Dans cette année faste pour le hip-hop québécois, le jeune rappeur Shreez a frappé un coup de circuit avec son premier album, qui présente à un plus vaste auditoire le son drill— ici efficacement reproduit par une brochette de nouveaux compositeurs, tels qu’Alain, P.C. ou RKT Beat. La prosodie unique du MC, sa gouaille, cette pointe d’esprit perçant même les textes les plus crus et ce flair pour les petits refrains accrocheurs rendent cet album encore plus séduisant.
14. Quand la nuit tombe, Louis-Jean Cormier

Un album de Louis-Jean Cormier sans guitare ? Oui, ça se pouvait. Le piano, pour le guitariste-aux-accords-ouverts-emblématiques, c’est la véritable maison d’origine. Le premier ami de ses doigts. La commande d’une musique de film et la collaboration avec Fiori ont ramené l’instrument au centre. Des voyages (Californie, Éthiopie) ont fait pousser des questions. Ont surgi des émotions brutes, et des chansons brutes pour les exprimer. Quitte à décontenancer. Pour mieux avancer.

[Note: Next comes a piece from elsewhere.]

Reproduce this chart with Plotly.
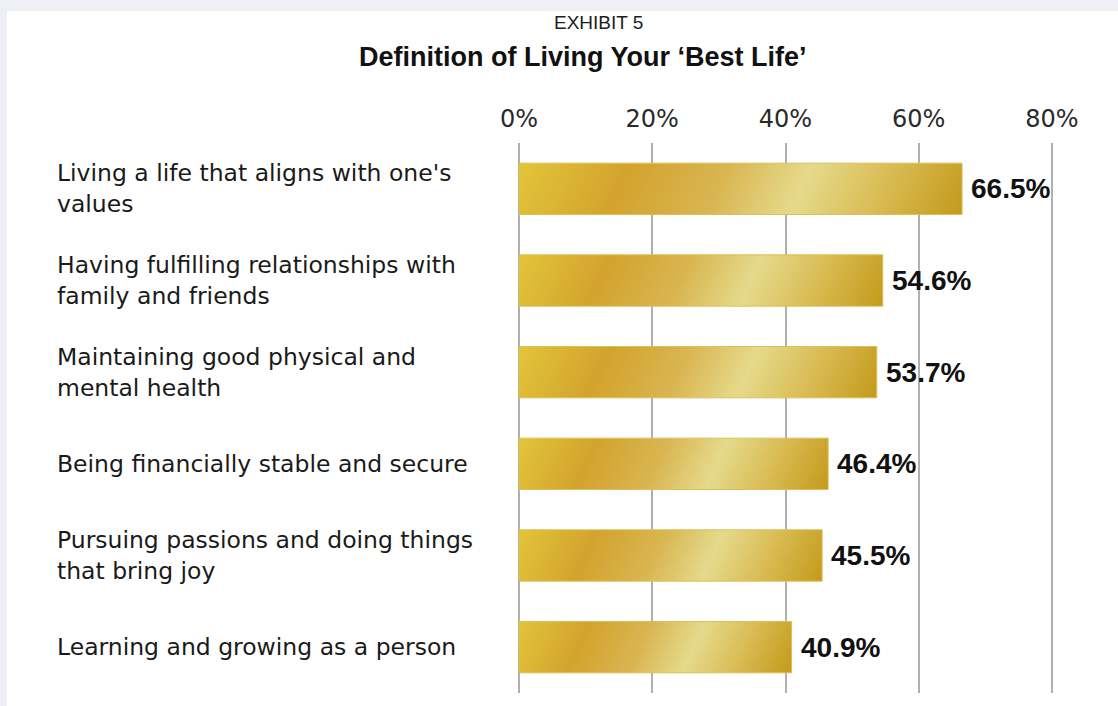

15. Tu ne mourras pas, Maude Audet

Ça lui va comme un gant, à Maude Audet, la touche nostalgique de ces nouvelles chansons. Enfin, c’est plus qu’une touche, c’est une baignade dans des références folk-rock des années 1970 qui ponctuent Tu ne mourras pas : de Nancy Sinatra à Françoise Hardy en passant par The Mamas and The Papas. Maude Audet y fignole de beaux textes poétiques mais vibrants, où elle témoigne du temps qui passe, pour ses aïeux comme pour ses enfants.